La primera vez que tuve un pololo fue en segundo medio. Era el hijo de mi profesora e iba dos cursos más arriba que yo. No me acuerdo bien cómo empezamos a pinchar, pero sí recuerdo que gracias a él me metí a la selección de vóleibol. Todos los recreos él se juntaba con un grupo de amigos en el patio, hacían un círculo y se pasaban los 20 minutos jugando. Y como yo quería ser parte de ese grupo, rápidamente me inscribí y todos los sábados, sin ausencias, practiqué para estar al nivel. No fue lo único que hice por él. Su familia era muy activa en política; eran de izquierda y escuchaban Silvio Rodríguez y Los Inti-Illimani. Al par de semanas de conocerlo, me aprendí el cancionero completo y cuando me juntaba con amigas repetía sus discursos con una convicción que a mí misma me sorprendía. Incluso me fui a comprar unos pantalones 'lana' a una feria artesanal para estar en el mood. Duramos unos meses juntos y después del verano de ese año nunca más nos pescamos.

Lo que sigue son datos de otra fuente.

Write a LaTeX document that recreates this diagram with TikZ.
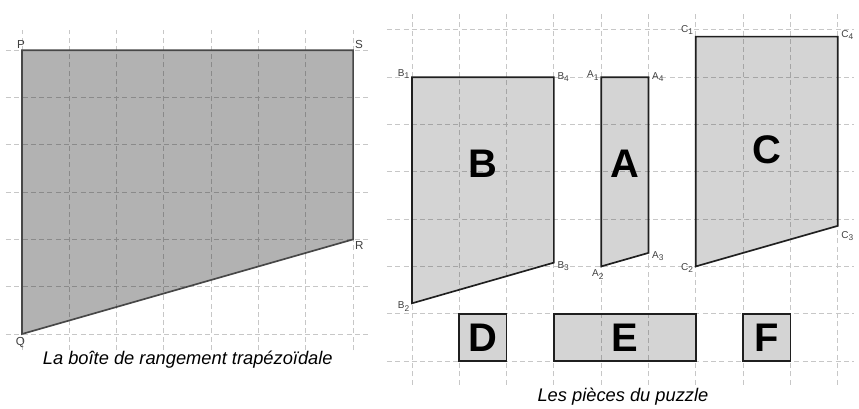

Al año siguiente, me gustó otro. Yo era del 3°A y él del 3°F. Era el presidente del centro de alumnos y eso lo encontraba demasiado atractivo. De hecho, cuando recién empezamos a salir, algunos me decían 'primera dama' y yo me juraba la reina del colegio. El tema es que él pensaba completamente distinto que el anterior. Y así, de a poco, fui cambiando pequeñas cosas del discurso que había adoptado con mi ex. Hasta que no tanto tiempo después me di vuelta completamente la chaqueta. En menos de un año era otra persona.

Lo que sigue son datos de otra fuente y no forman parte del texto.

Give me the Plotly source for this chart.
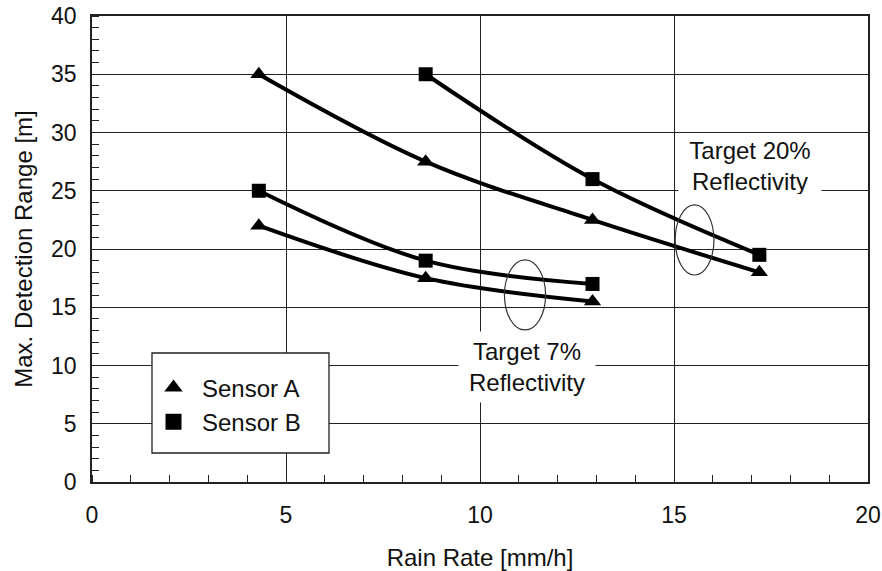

Todo esto fue cuando tenía 16 años, en plena adolescencia, en esa época en la que uno se está definiendo como persona. Pero eso no hace que, ahora de adulta, cuando recuerdo mi manera de comportarme me avergüence. ¿Cómo podía ser tan poco auténtica? Obvio que la edad y mi inmadurez influían en mi comportamiento, pero creo que lo fundamental tiene que ver con lo que las mujeres estamos dispuestas a hacer por amor. De hecho, mucho más grande también me vi modificando rutinas y gustos a propósito de una relación. Y aunque sé que no puedo generalizar, conozco a muchas amigas que también han caído en eso. Conocen a un punky y se hacen punky; conocen a un full deportista y, aunque nunca antes tuvieran onda con el deporte, se hacen full deportistas.
A las mujeres siempre se nos crió –hasta mi generación, al menos– para agradar a otros. Y cuando atendemos o servimos a nuestras parejas, finalmente lo que estamos haciendo es que ellos se sientan cómodos. Creo que el hecho de modificar ciertos comportamientos, gustos o discursos, también apunta a lo mismo.
A esto se suma la importancia que se le ha dado históricamente a la relaciones de pareja en la vida de las mujeres. La sociedad desde pequeñas nos ha presionado a buscar el amor. Cuando niñas todas nuestras referentes son princesas que buscan un príncipe azul; después de más grandes las canciones nos hablan del amor; y cuando más viejas, si no nos hemos emparejado, nos dicen que se nos va a ir el tren. No creo que el amor romántico sea lo malo, lo malo es que nos hagan pensar que es lo más importante de nuestras vidas. Y es que creer eso nos hace estar dispuestas a cruzar límites para encontrar ese amor. Una de ellos es adaptar nuestros gustos a los de un hombre o a adecuarnos a su agenda y a sus amigos.
Sé que hay muchas mujeres que no lo hacen, ni lo han hecho, pero si me atrevo a decir que esto de moldearse al otro es una actitud que tendemos a tener más seguido las mujeres que los hombres. Yo que he caído en eso, ahora que lo escribo, me imagino lo ridícula que me debo haber visto cambiando opuestamente de looks cada vez que me gustaba alguien. Más allá de esa anécdota, creo que es importante que las mujeres entendamos que no podemos todo el tiempo hacer cosas para complacer o gustarles a otros. Porque primero, y más importante, es conocernos y gustarnos a nosotras mismas.
Francisca Lagos tiene 38 y es veterinaria.